An old school solution is being considered for widespread use as a deterrent to a current-day problem. The relative privacy of a bathroom stall in a retail store is attractive to someone who wants to shoot up heroin or some other illegal drug. In an effort to deter drug users from this practice, retailers are experimenting with installing blue lights in their bathrooms. CBS News explains that the blue glow makes it more difficult for a user to find their blue veins and just may make it more difficult for them to find a place to shoot up. It’s an idea that’s been around for a while but has never been given serious consideration. The current opioid epidemic is changing that.

The Loss Prevention Research Council is supported by the retail and is examining the effectiveness of blue lights for this purpose. Read Hayes is the group’s director and a University of Florida researcher. So far he thinks it’s a viable option. “The hardest-core opiate user still wants to be accurate. They want to make sure the needle goes in the right spot,” he says. It’s currently being tested in two convenience store chains and a supermarket chain. Feedback from those stores has been positive thus far.

Critics of the method say it makes it more likely that a drug user will hurt themselves, and opioid users say they would shoot up under blue lights if they had to in order to avoid withdrawal. If they need a fix urgently, they’ll do it wherever they have to do it. Or they would find a way around the blue lights.

Retailers remain supportive of the effort though because, they say, something has to change. People are dying in public bathrooms in retail stores. There have even been cases where retail employees find someone bent over a public sink, dead of an overdose.
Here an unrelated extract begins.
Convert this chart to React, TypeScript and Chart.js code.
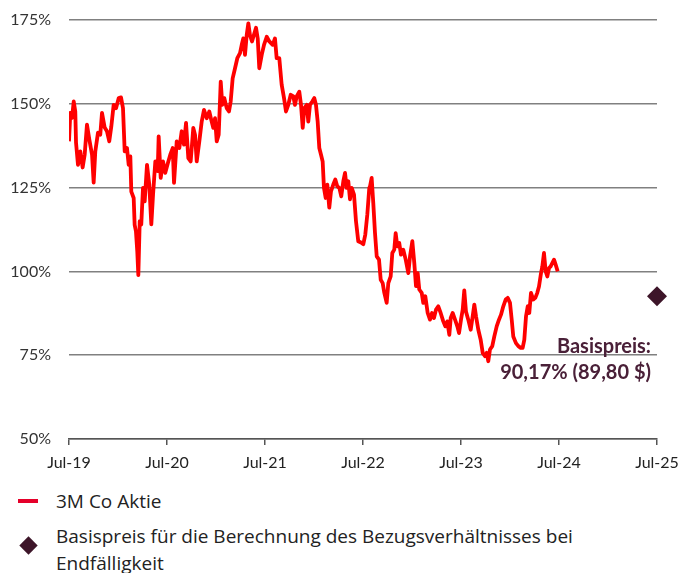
import React, { useEffect, useRef } from "react";
import { Chart, registerables } from "chart.js";

Chart.register(...registerables);

// Month offsets since Jul-2019 and relative performance (%)
const months = [
  0.0, 0.16, 0.37, 0.58, 0.77, 0.86, 1.1, 1.38, 1.67, 1.92, 2.2, 2.49, 2.82, 3.02, 3.22, 3.55, 3.83, 4.04, 4.37, 4.65,
  4.93, 5.18, 5.47, 5.76, 6.09, 6.37, 6.61, 6.82, 7.1, 7.31, 7.51, 7.63, 7.92, 8.04, 8.2, 8.36, 8.49, 8.66, 8.85, 9.06,
  9.27, 9.55, 9.83, 10.08, 10.29, 10.57, 10.86, 10.98, 11.23, 11.51, 11.79, 12.12, 12.4, 12.7, 12.86, 13.19, 13.51, 13.8, 14.08, 14.33,
  14.61, 14.9, 15.22, 15.43, 15.64, 15.96, 16.25, 16.53, 16.86, 17.18, 17.47, 17.67, 17.88, 18.09, 18.33, 18.58, 18.77, 19.02, 19.31, 19.59,
  19.8, 20.04, 20.33, 20.61, 20.94, 21.15, 21.34, 21.55, 21.76, 21.96, 22.16, 22.41, 22.69, 22.9, 23.11, 23.3, 23.6, 23.88, 24.21, 24.53,
  24.94, 25.22, 25.43, 25.75, 26.04, 26.33, 26.57, 26.85, 27.15, 27.47, 27.67, 27.88, 28.2, 28.41, 28.62, 28.81, 29.11, 29.3, 29.51, 29.79,
  30.04, 30.24, 30.45, 30.65, 30.86, 31.06, 31.22, 31.43, 31.63, 31.87, 32.08, 32.36, 32.61, 32.85, 33.1, 33.34, 33.59, 33.8, 34.0, 34.2,
  34.41, 34.62, 34.9, 35.14, 35.42, 35.75, 36.04, 36.28, 36.53, 36.77, 36.86, 37.06, 37.26, 37.47, 37.68, 37.96, 38.17, 38.41, 38.61, 38.9,
  39.1, 39.39, 39.59, 39.83, 40.0, 40.2, 40.44, 40.65, 40.93, 41.23, 41.55, 41.76, 42.04, 42.28, 42.49, 42.7, 42.89, 43.19, 43.38, 43.63,
  43.92, 44.2, 44.45, 44.69, 44.94, 45.22, 45.51, 45.83, 46.08, 46.32, 46.57, 46.74, 46.98, 47.27, 47.55, 47.76, 48.0, 48.21, 48.4, 48.61,
  48.89, 49.19, 49.43, 49.63, 49.84, 50.12, 50.41, 50.66, 50.94, 51.15, 51.34, 51.55, 51.83, 52.08, 52.37, 52.65, 52.9, 53.18, 53.47, 53.72,
  54.0, 54.21, 54.4, 54.73, 55.02, 55.31, 55.55, 55.75, 55.96, 56.17, 56.36, 56.57, 56.85, 57.1, 57.34, 57.55, 57.8, 57.96, 58.16, 58.37,
  58.57, 58.78, 58.98, 59.18, 59.39, 59.59, 59.84,
];

const aktie = [
  138.8, 147.3, 145.8, 150.7, 147.7, 138.4, 131.8, 135.8, 131.0, 134.8, 143.8, 139.3, 134.8, 126.5, 135.8, 141.4, 140.8, 147.3, 142.9, 141.8,
  138.8, 143.2, 149.7, 148.7, 151.7, 151.9, 148.7, 135.8, 136.8, 131.8, 134.3, 123.8, 121.9, 113.9, 111.9, 106.0, 98.9, 115.0, 114.0, 124.9,
  120.9, 131.8, 125.9, 114.0, 122.8, 132.8, 129.9, 140.3, 127.9, 132.8, 129.4, 132.4, 134.8, 136.8, 126.4, 138.8, 136.8, 141.8, 137.8, 144.3,
  133.8, 132.8, 142.8, 140.8, 132.8, 138.8, 144.7, 148.2, 145.7, 147.7, 144.7, 142.8, 145.7, 138.8, 140.8, 156.6, 149.7, 151.7, 148.7, 147.7,
  150.7, 157.6, 160.6, 163.6, 165.1, 167.6, 169.5, 164.6, 170.5, 174.0, 170.5, 168.6, 171.0, 172.7, 169.5, 160.6, 164.6, 167.6, 170.0, 168.6,
  167.6, 169.5, 163.6, 163.6, 155.7, 151.7, 147.7, 149.7, 152.7, 152.2, 149.7, 152.2, 153.6, 149.7, 142.8, 148.7, 149.7, 144.7, 149.7, 150.7,
  151.7, 149.7, 144.7, 136.8, 134.8, 132.8, 124.9, 121.9, 125.9, 119.0, 123.9, 125.9, 127.4, 125.4, 124.9, 122.4, 126.9, 129.4, 124.9, 126.9,
  121.5, 124.9, 122.9, 115.0, 109.0, 108.6, 108.1, 111.0, 117.0, 124.9, 125.4, 127.9, 120.4, 111.4, 104.5, 103.5, 97.5, 96.5, 93.6, 90.6,
  96.5, 98.5, 105.5, 106.5, 111.4, 107.5, 108.5, 105.0, 106.5, 103.5, 99.5, 104.5, 109.0, 102.5, 95.6, 99.5, 94.6, 93.6, 90.6, 92.6,
  87.6, 85.6, 87.6, 86.1, 88.6, 89.6, 87.6, 85.1, 83.6, 85.1, 81.1, 86.1, 87.6, 85.6, 83.6, 81.6, 85.6, 88.6, 94.3, 88.0,
  85.6, 82.6, 86.6, 90.1, 86.6, 82.6, 79.6, 75.7, 74.7, 75.7, 73.2, 76.7, 77.7, 80.6, 83.6, 85.6, 87.1, 89.6, 91.6, 92.1,
  90.6, 85.6, 80.6, 78.6, 77.7, 77.2, 77.2, 79.6, 86.6, 89.6, 87.6, 93.6, 91.6, 92.1, 93.6, 95.5, 99.5, 101.5, 105.5, 100.0,
  98.5, 101.0, 101.5, 102.5, 103.5, 102.0, 100.0,
];

const basisMonth = 72;
const basisValue = 92.6;
const xTickLabels = ["Jul-19", "Jul-20", "Jul-21", "Jul-22", "Jul-23", "Jul-24", "Jul-25"];
const yTicks = [50, 75, 100, 125, 150, 175];
const annotationLines = ["Basispreis:", "90,17% (89,80 $)"];
const legendLabels = ["3M Co Aktie", "Basispreis für die Berechnung des Bezugsverhältnisses bei Endfälligkeit"];

const FONT = "Lato, 'Open Sans', sans-serif";
const LEGEND_FONT = "'Open Sans', Lato, sans-serif";
const PURPLE = "#3d1529";

const annotationPlugin = {
  id: "basisAnnotation",
  afterDatasetsDraw(chart: any) {
    const { ctx, chartArea, scales } = chart;
    const y75 = scales.y.getPixelForValue(75);
    ctx.save();
    ctx.font = `bold 20px ${FONT}`;
    ctx.fillStyle = "#4a2038";
    ctx.textAlign = "right";
    ctx.textBaseline = "middle";
    ctx.fillText(annotationLines[0], chartArea.right - 6, y75 - 9);
    ctx.fillText(annotationLines[1], chartArea.right - 6, y75 + 17);
    ctx.restore();
  },
};

export default function App() {
  const ref = useRef<HTMLCanvasElement>(null);

  useEffect(() => {
    if (!ref.current) return;
    const chart = new Chart(ref.current, {
      type: "line",
      data: {
        datasets: [
          {
            label: legendLabels[0],
            data: months.map((m, i) => ({ x: m, y: aktie[i] })),
            borderColor: "#ff0000",
            borderWidth: 3.8,
            pointRadius: 0,
            tension: 0,
            borderJoinStyle: "round",
          } as any,
          {
            label: legendLabels[1],
            data: [{ x: basisMonth, y: basisValue }],
            showLine: false,
            pointStyle: "rectRot",
            pointRadius: 10,
            pointBackgroundColor: PURPLE,
            pointBorderColor: PURPLE,
            pointBorderWidth: 0,
            clip: false,
          } as any,
        ],
      },
      options: {
        animation: false,
        responsive: false,
        layout: { padding: { left: 0, right: 24, top: 20, bottom: 0 } },
        plugins: { legend: { display: false }, tooltip: { enabled: false } },
        scales: {
          x: {
            type: "linear",
            min: 0,
            max: 72,
            afterFit: (s: any) => {
              s.height = 41;
              s.paddingLeft = 0;
              s.paddingRight = 0;
            },
            afterBuildTicks: (s: any) => {
              s.ticks = xTickLabels.map((_, i) => ({ value: i * 12 }));
            },
            ticks: {
              autoSkip: false,
              maxRotation: 0,
              padding: 8,
              color: "#222",
              font: { family: FONT, size: 16 },
              callback: (v: any) => xTickLabels[Math.round(Number(v) / 12)],
            },
            grid: { drawOnChartArea: false, drawTicks: true, tickLength: 6, color: "#555", lineWidth: 1.5 },
            border: { display: true, color: "#555", width: 1.5 },
          },
          y: {
            min: 50,
            max: 175,
            afterFit: (s: any) => {
              s.width = 69;
              s.paddingTop = 0;
              s.paddingBottom = 0;
            },
            afterBuildTicks: (s: any) => {
              s.ticks = yTicks.map((v) => ({ value: v }));
            },
            ticks: {
              padding: 18,
              color: "#333",
              font: { family: FONT, size: 16 },
              callback: (v: any) => `${v}%`,
            },
            grid: { drawTicks: false, color: "#808080", lineWidth: 1.5 },
            border: { display: false },
          },
        },
      },
      plugins: [annotationPlugin],
    });
    return () => chart.destroy();
  }, []);

  return (
    <div style={{ position: "absolute", left: 0, top: 0, width: 681, height: 573, background: "#fff", overflow: "hidden" }}>
      <canvas ref={ref} width={681} height={480} style={{ display: "block" }} />
      <div style={{ position: "absolute", left: 0, top: 488, width: 681, fontFamily: LEGEND_FONT }}>
        <div style={{ display: "flex", alignItems: "center", height: 26 }}>
          <div style={{ width: 20, height: 4, background: "#e5002a", marginLeft: 18, marginRight: 18 }} />
          <span style={{ fontSize: 19, color: "#222" }}>{legendLabels[0]}</span>
        </div>
        <div style={{ position: "relative", marginTop: 9 }}>
          <div
            style={{
              position: "absolute",
              left: 22,
              top: 16,
              width: 13,
              height: 13,
              background: PURPLE,
              transform: "rotate(45deg)",
            }}
          />
          <div style={{ marginLeft: 56, fontSize: 19, lineHeight: "27px", color: "#222", width: 560 }}>
            {legendLabels[1]}
          </div>
        </div>
      </div>
    </div>
  );
}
Matt Dorgan, Turkey Hill’s chain’s asset protection manager, says, “We realized we need to do something to protect our associates and our customers.” In addition to the blue lights, Turkey Hill stores added brighter exterior lighting, new window signage that makes it easier to see the outside of the building when you’re inside, and security training for employees a little more than six months ago. Dorgan says that in that time, they haven’t had a single overdose, and drug activity is down drastically.

The blue light idea has expanded beyond retailers. In Philadelphia, overdose deaths rose by over 30 percent last year to an astounding 1,200. In January they started giving out kits for residents to use in their homes. Those kits include a blue light for their front porch, no-trespassing signs, tools for picking up any used syringes they find on their property, a box for disposing of the needles, and the phone number for social services. They’ve given out over 100 of the kits so far.